— Exercise prompt —
Gather up every line that includes the string "matplotlib".

— Data provided —
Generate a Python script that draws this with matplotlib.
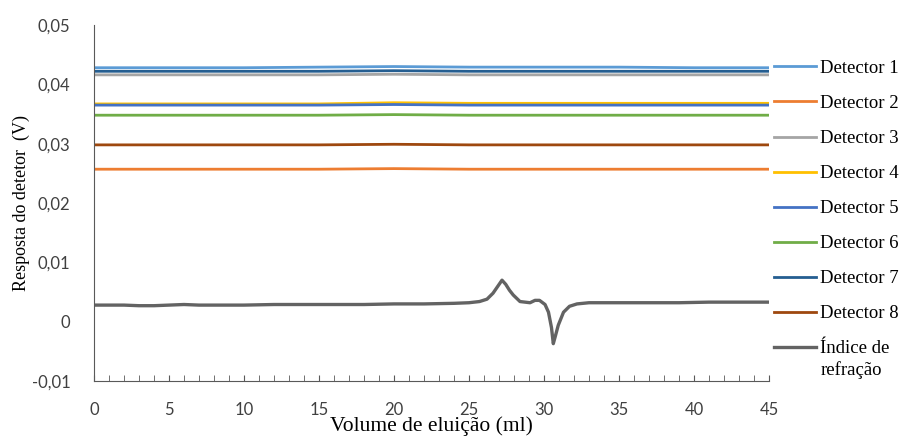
import matplotlib
matplotlib.use("Agg")
import matplotlib.pyplot as plt
from matplotlib.ticker import MultipleLocator, FuncFormatter

# volume (ml) sample points for the flat detector traces
vol = [0, 5, 10, 15, 20, 25, 30, 35, 40, 45]

det1 = [0.0428, 0.0428, 0.0428, 0.0429, 0.0430, 0.0429, 0.0429, 0.0429, 0.0428, 0.0428]
det2 = [0.0257, 0.0257, 0.0257, 0.0257, 0.0258, 0.0257, 0.0257, 0.0257, 0.0257, 0.0257]
det3 = [0.0416, 0.0416, 0.0416, 0.0416, 0.0417, 0.0416, 0.0416, 0.0416, 0.0416, 0.0416]
det4 = [0.0367, 0.0367, 0.0367, 0.0367, 0.0369, 0.0368, 0.0368, 0.0368, 0.0368, 0.0368]
det5 = [0.0365, 0.0365, 0.0365, 0.0365, 0.0366, 0.0365, 0.0365, 0.0365, 0.0365, 0.0365]
det6 = [0.0348, 0.0348, 0.0348, 0.0348, 0.0349, 0.0348, 0.0348, 0.0348, 0.0348, 0.0348]
det7 = [0.0422, 0.0422, 0.0422, 0.0422, 0.0423, 0.0422, 0.0422, 0.0422, 0.0422, 0.0422]
det8 = [0.0298, 0.0298, 0.0298, 0.0298, 0.0299, 0.0298, 0.0298, 0.0298, 0.0298, 0.0298]

# refractive index trace
vol_ri = [0, 1, 2, 3, 4, 5, 6, 7, 8, 10, 12, 14, 16, 18, 20, 22, 24, 25, 25.7, 26.2,
          26.6, 26.9, 27.2, 27.45, 27.7, 27.95, 28.4, 29.07, 29.4, 29.7, 30.07, 30.3,
          30.5, 30.62, 30.75, 30.95, 31.3, 31.7, 32.2, 33, 35, 37, 39, 41, 43, 45]
ri = [0.0028, 0.0028, 0.0028, 0.0027, 0.0027, 0.0028, 0.0029, 0.0028, 0.0028, 0.0028,
      0.0029, 0.0029, 0.0029, 0.0029, 0.0030, 0.0030, 0.0031, 0.0032, 0.0034, 0.0038,
      0.0048, 0.0059, 0.0070, 0.0063, 0.0053, 0.0045, 0.0034, 0.0032, 0.0036, 0.0036,
      0.0029, 0.0016, -0.0010, -0.0037, -0.0025, -0.0006, 0.0016, 0.0026, 0.0030,
      0.0032, 0.0032, 0.0032, 0.0032, 0.0033, 0.0033, 0.0033]

series = [det1, det2, det3, det4, det5, det6, det7, det8]
labels = ["Detector 1", "Detector 2", "Detector 3", "Detector 4",
          "Detector 5", "Detector 6", "Detector 7", "Detector 8"]
colors = ["#5B9BD5", "#ED7D31", "#A5A5A5", "#FFC000",
          "#4472C4", "#70AD47", "#255E91", "#9E480E"]

fig = plt.figure(figsize=(9.01, 4.37), dpi=100)
ax = fig.add_axes([0.1043, 0.128, 0.7492, 0.8148])

for y, lab, c in zip(series, labels, colors):
    ax.plot(vol, y, color=c, lw=2.0, label=lab)
ax.plot(vol_ri, ri, color="#636363", lw=2.4, label="Índice de")


def fmt(v, p):
    if abs(v) < 1e-9:
        return "0"
    return ("%.2f" % v).replace(".", ",")


ax.set_xlim(0, 45)
ax.set_ylim(-0.01, 0.05)
ax.xaxis.set_major_locator(MultipleLocator(5))
ax.xaxis.set_minor_locator(MultipleLocator(1))
ax.yaxis.set_major_locator(MultipleLocator(0.01))
ax.yaxis.set_major_formatter(FuncFormatter(fmt))
ax.tick_params(axis="x", which="both", direction="in", length=4, color="#595959",
               labelsize=12, pad=15, labelcolor="#404040")
ax.tick_params(axis="y", length=0, labelsize=12, pad=17, labelcolor="#404040")
for lab in ax.get_xticklabels() + ax.get_yticklabels():
    lab.set_fontfamily("Lato")

for s in ["top", "right"]:
    ax.spines[s].set_visible(False)
ax.spines["left"].set_color("#595959")
ax.spines["bottom"].set_color("#595959")

ax.set_xlabel("Volume de eluição (ml)", fontfamily="Liberation Serif", fontsize=15.5, labelpad=-1)
ax.set_ylabel("Resposta do detetor  (V)", fontfamily="Liberation Serif", fontsize=13,
              labelpad=1)

leg = ax.legend(loc="upper left", bbox_to_anchor=(1.008, 0.902), frameon=False,
                prop={"family": "Liberation Serif", "size": 13.5},
                handlelength=2.24, handletextpad=0.2, labelspacing=0.955, borderpad=0,
                borderaxespad=0)

# second line of the last legend label
fig.canvas.draw()
bb = leg.get_texts()[-1].get_window_extent()
fx, fy = fig.transFigure.inverted().transform((bb.x0, bb.y0))
fig.text(fx, fy - 0.008, "refração", fontfamily="Liberation Serif", fontsize=13.5, va="top")

fig.savefig("out.png", dpi=100)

— Result of this task —
Generate a Python script that draws this with matplotlib.
import matplotlib
matplotlib.use("Agg")
import matplotlib.pyplot as plt
from matplotlib.ticker import MultipleLocator, FuncFormatter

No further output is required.